Für Florianne
Beat Sitter-Liver erzählt (Interview): « Mit dem Begriff ‹Würde der Pflanze› wollen wir einer neuen Einsicht, einer erweiterten moralischen Grundhaltung und damit einer ethischen Errungenschaft Ausdruck verleihen. Im Grunde genommen ist es nicht wichtig, ob wir dafür das Wort ‚Würde‘ oder einen anderen Ausdruck wählen. Allerdings kommen die Geschichte von ‚Würde‘ und die Assoziationen, die sich mit diesem Wort verbinden, unserem Anliegen entgegen.
Worum es geht: Wir erfahren Anderes neu und tiefer in dem, was es von sich aus ist, was es als es selber für uns bedeuten kann. Dieses Andere mutet uns zunächst fremd an, es ist uns indessen in wichtiger Hinsicht auch schon vertraut: Es ist ein Lebewesen, ein Wesen, welches ein eigenes Gutes besitzt, dem aber etwas auch abträglich sein kann – das für es Schlechte. Beobachtung lehrt uns, dass dieses Andere – nicht gleich, aber ähnlich wie wir – sich durch «Gebürtigkeit» auszeichnet. Zwar zögern wir, bei Pflanzen von Gebürtigkeit zu sprechen; doch auch die einzelne Pflanze entsteht aus etwas anderem, sie entwickelt sich, sie durchläuft einen existentiellen Zyklus, in welchem Entfaltung zu einer besonderen Höhe (zu einem individuellen Ziel) über Vergehen ins Wegsterben mündet. Wir stehen einem Wesen gegenüber, das lebt, das als dieser besondere Prozess nicht auf Grund der Macht von Menschen existiert, auch wenn solche Macht es prägen, ihm helfend beistehen oder es schädigen mag. Als ein diesem Sinne eigenständiges Lebewesen trägt es einen Wert in sich selber, einen Eigenwert. Mit diesem Ausdruck weisen wir auf etwas hin, das das Wesen des Anderen mit ausmacht und dieses darum als im Grunde seines Daseins von uns unabhängig deklariert.
Der Ausdruck ‚Würde‘ trug zunächst soziale Bedeutung.
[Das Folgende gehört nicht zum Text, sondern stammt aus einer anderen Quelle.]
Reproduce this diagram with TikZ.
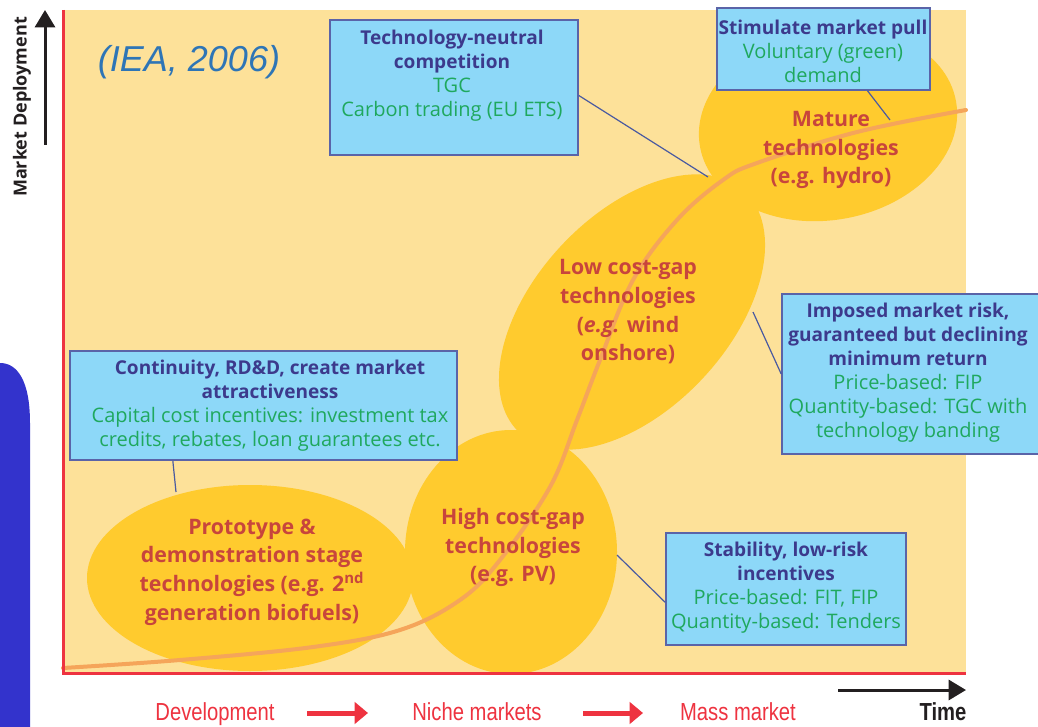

Auch wir brauchen das Wort immer noch, um Achtung gebietenden Wert auszudrücken, welcher einem besonderen uns gegenüber stehenden Menschen kraft seiner Fähigkeiten oder seiner Funktionen, seines daraus entspringenden sozialen Status zukommt. Doch haben wir längst gelernt, mit dem Wort auch das Einzigartige und höchst Wertvolle eines jeden menschlichen Wesens zur Sprache zu bringen – das eben, was jeder und jedem eine gewisse Unverfügbarkeit, ja Unantastbarkeit verbürgt.
Der lateinische Ausdruck dignitas humana, dem das deutsche ‚Würde‘ entspricht, findet sich schon bei Cicero, bedeutet dort vor allem des Menschen Vernünftigkeit und edle Bildung. Die christliche Lehre bindet den Begriff ‚Würde‘ besonders an die Gottebenbildlichkeit. Die Frage stellt sich, ob angesichts solcher Quellen die Übertragung (Metapher) des Ausdrucks ‚Würde‘ vom Menschen auf andere Lebewesen noch angemessen sei. Gehe ich davon aus, dass nichtmenschliche Lebewesen blosse Sachen sind, eine Art lebender Maschinen, ausschliesslich zur Befriedigung meiner Interessen gedacht, dann erscheint die Übertragung als absurd, sie ist nicht nachvollziehbar. Wenn ich aber Lebewesen nicht nur als etwas Verfügbares betrachte, sondern als etwas, das in seinem Dasein ein eigenes, von mir nicht abhängiges Gutes besitzt, verstehe, dann lässt sich die Metapher mit guten Gründen vertreten.»